K9962, S/Ldr. Andrew Farquhar, CO of No. 602 Squadron, RAF Abbotsinch, Renfrewshire, United Kingdom, May 1939
The aircraft is equipped with a three-bladed propeller, a blown canopy, a stripe on the fuel tank and a newer type of pitot tube. No. 602
(City of Glasgow) Squadron took over this plane in May 1939. It was flown by S/Ldr. Andrew Farquhar on February 22nd, 1940 when he shot
down a Heinkel He 111 from 1.(F)/Aufkl. Gr. Ob. d. L. in cooperation with another pilot. He 111 landed at Lumsdaine, East Coldingham and
the crew of Lt. Grote tried to set it on fire. Farquhar tried to land next to the Germans to prevent them from destroying the plane but flipped
his Spitfire on landing. The German crew rescued him from the wreckage and then they all together carried injured gunner away from the
burning Heinkel. Upon arrival of the Home Guard, everyone, including Farquhar, was arrested. During the war, he reached the rank of Wing
Commander, achieved 6 victories and was awarded the DFC. Spitfire K9962 was shot down on September 4th, 1940 by a Bf 109 and its pilot
Sgt J.W. Ramshaw died.
No. 609 Squadron, Drem, East Lothian, United Kingdom, March 1940
The aircraft is equipped with a three-bladed propeller, a blown canopy, a stripe on the fuel tank and additional armor on the windshield. On
the left side under the canopy is a drawing of a comic book character named Pip. It came from British strip cartoon Pip, Squeak and Wilfred,
which was published between 1919 and 1956. Their names were often used in the British Armed Forces, even in official designations. No.
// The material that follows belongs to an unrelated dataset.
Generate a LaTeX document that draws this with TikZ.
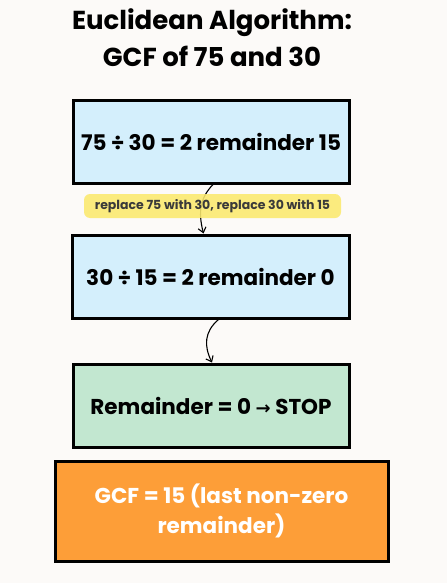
\documentclass[tikz,border=0pt]{standalone}
\usepackage{fontspec}
\setmainfont{Poppins}
\newfontfamily\symfont{DejaVu Sans}
\usepackage{xcolor}
\usetikzlibrary{arrows.meta,positioning}

\definecolor{bgpaper}{HTML}{FCFAF8}
\definecolor{stepblue}{HTML}{D4EFFC}
\definecolor{stepgreen}{HTML}{C2E7D0}
\definecolor{stepgold}{HTML}{FD9E38}
\definecolor{notefill}{HTML}{FBE96E}
\definecolor{notetext}{HTML}{3A3A3A}

\begin{document}
\begin{tikzpicture}[
  x=1pt,y=-1pt,
  stepbox/.style={draw, line width=3pt, align=center, inner sep=0pt, font=\bfseries\fontsize{21.5}{30}\selectfont},
  note/.style={fill=notefill, fill opacity=0.88, text opacity=1, rounded corners=6pt, minimum width=257pt, minimum height=24pt, inner sep=0pt, text=notetext, font=\bfseries\fontsize{12.5}{14}\selectfont},
  arrow/.style={-{Straight Barb[length=5pt,width=8pt]}, line width=1.1pt}
]
\useasboundingbox[fill=bgpaper] (0,0) rectangle (447,583);

\node[font=\bfseries\fontsize{26}{37}\selectfont, align=center] (title) at (212,38) {Euclidean Algorithm:\\GCF of 75 and 30};

\node[stepbox, fill=stepblue, minimum width=276pt, minimum height=82pt] (first) at (211,142) {75 ÷ 30 = 2 remainder 15};
\node[stepbox, fill=stepblue, minimum width=277pt, minimum height=83pt] (second) at (210.5,276.5) {30 ÷ 15 = 2 remainder 0};
\node[stepbox, fill=stepgreen, minimum width=276pt, minimum height=83pt] (stop) at (211,405.5) {Remainder = 0 {\symfont\bfseries\fontsize{18}{18}\selectfont →} STOP};
\node[stepbox, fill=stepgold, text=white, minimum width=333pt, minimum height=100pt] (result) at (221.5,511) {GCF = 15 (last non-zero\\remainder)};

\draw[arrow] ([xshift=2pt]first.south) .. controls (200,198) and (198,212) .. ([xshift=-7pt]second.north);
\node[note] (swap) at (212.5,206) {replace 75 with 30, replace 30 with 15};

\draw[arrow] ([xshift=8pt]second.south) .. controls (204,332) and (204,346) .. ([xshift=1pt]stop.north);
\end{tikzpicture}
\end{document}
609 (West Riding) Squadron was established as part of the Royal Auxiliary Air Force in 1936 and its first aircraft type was Hawker Hart. The
unit received Spitfires in August 1939 and served in the defense of northern England. Squadron moved south to take part in Operation Dynamo and lost one third of the pilots in combat during three days of the operation. It became the first RAF unit to achieve 100 air victories. In
the Battle of Britain, its most successful pilots were Fl/Lt. Frank Howell (8 victories) and Fl/Lt. John Dundas (9 victories).
No. 602 Squadron, Drem, East Lothian, United Kingdom, April 1940
The aircraft is equipped with a three-bladed propeller, a blown canopy, and the windshield with additional armor. Under the canopy is the
inscription BOGUS, the meaning of which is not yet known. No. 602 (City of Glasgow) Squadron was established as part of the Royal Auxiliary
Air Force in 1925 and its first aircraft were the Airco DH.9. The unit received Spitfires in May 1939 and served in the defense of Scotland
until August 1940. Among successful pilots during 1940 were S/Ldr. Alexander "Sandy" Johnston (7 victories), Sgt. Basil Whall (7 victories),
P/O Osgood Hanbury (10 victories) or Sgt. Cyril Babbage (7 victories). On October 16th, 1939, the unit took part in the shooting down of the
first German aircraft over British territory during the air raid of I./KG 30 on Scapa Flow. On October 28th, the squadron shot down the first
German aircraft over the British soil, He 111 over Firth of Forth. F/O "Archie" McKellar (18 victories) took part in both combats.